According to Altus Group’s Executive Vice-President of Research Consulting Services Patricia Arsenault, a “perfect storm” of factors is contributing to condo popularity such as changing buyer expectations and increased investor interest, as condos have seen strong price appreciation in recent months.
BILD reports the average new unit size is 845 square feet, priced at $742, up from $587 per square foot in 2016, and the average price for all new home types increasing, with the exception of detached homes:
- Condos: $627,000 (+34 per cent)
- Townhouses: $1,091,151
- Semi-Detached: $943,115
- Detached: $1,761,985 (-9 per cent)
New Plan Brings Thousands of Affordable Units to Vancouver…
A new policy putting fresh focus on creating affordable housing was unveiled by Vancouver’s municipal government on Tuesday, with a plan to build 72,000 new homes by 2026 – an 85 per cent surge in the city’s existing rental stock. A full 48,000 of those will be rentals, with 20,000 purpose-built units, and another 15,000 designated for lower income households.
“We’re going above and beyond what’s ever been done in Vancouver to enable new affordable housing for local residents, matched to realistic, local incomes – housing that people want: rentals, laneway homes, coach houses, duplexes and townhomes in neighbourhoods across the city,” stated Vancouver Mayor Gregor Robertson.

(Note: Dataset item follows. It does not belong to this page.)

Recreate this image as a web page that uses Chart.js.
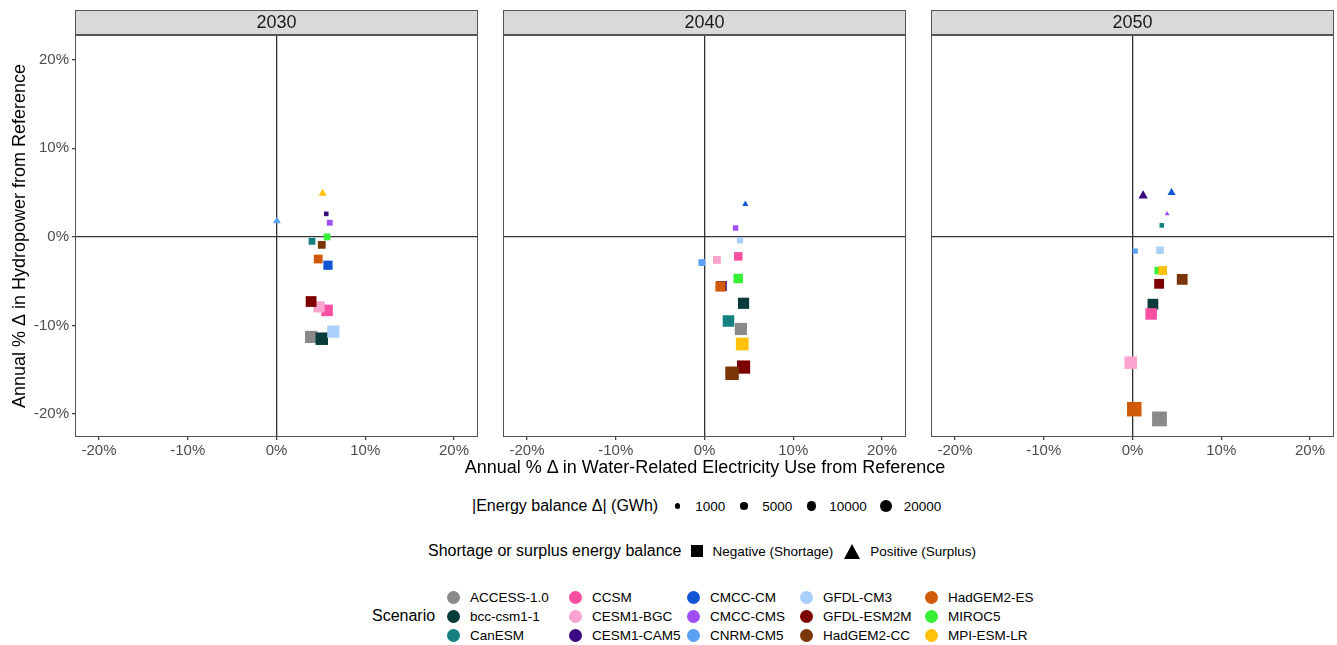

Vancouver has long been pointed to as the most expensive housing market in Canada, with real estate prices far outstripping the pace of inflation or wage growth. According to June numbers from the Real Estate Board of Greater Vancouver, the average price of a detached home is $1,587,900. The median Vancouver household income in 2015 was $79,930, according to Statistics Canada – only enough to qualify for a maximum mortgage of $625,394, assuming a 20 per cent down payment.
…But New Federal Tax Rules Could Put Squeeze on Rentals
However, the very same rental dwellings encouraged by Robertson could face tax complications under new Canada Revenue Agency rules that require homeowners to disclose the sale of their principal residence. While principal residences remain exempt from capital gains taxes, any income earning laneway houses or income suites within the lot do not – and taxes are calculated based on the total property value.
That’s an issue, reports Business in Vancouver, considering the average detached house value increased 112 per cent over the past decade in the Greater Vancouver region – and by 140 per cent in the City of Vancouver alone. That could spell out an unmanageable tax bill for sellers with income-generating suites who’ve lived in their homes long term, and didn’t buy at the top of the market.
And it appears the CRA is serious about collecting that revenue; it’s estimated the federal government has lost out on billions of dollars in tax revenue prior to closing the loophole, as sellers did not need to disclose the sale of their principal residence at all. The revenue agency is starting to crack down, including going after several condo property developers in court for refusing to disclose the records of buyers who picked units during the pre-construction phase, and sold them on assignment prior to closing.
The developers, which include PCI Gateway Residential LP and Executive Argos False Creek, are standing firm, citing client confidentiality.
“They’ve (the CRA) requested some information and we are not going to provide or disclose any information on our purchasers or the purchase contracts without being assured that they have proper authority to get that information,” said PCI Gateway President Andrew Grant to Business in Vancouver. “If they have to go to court to get that, then so be it, and if they get that authority, we will co-operate, but only to the extent we’re required to.”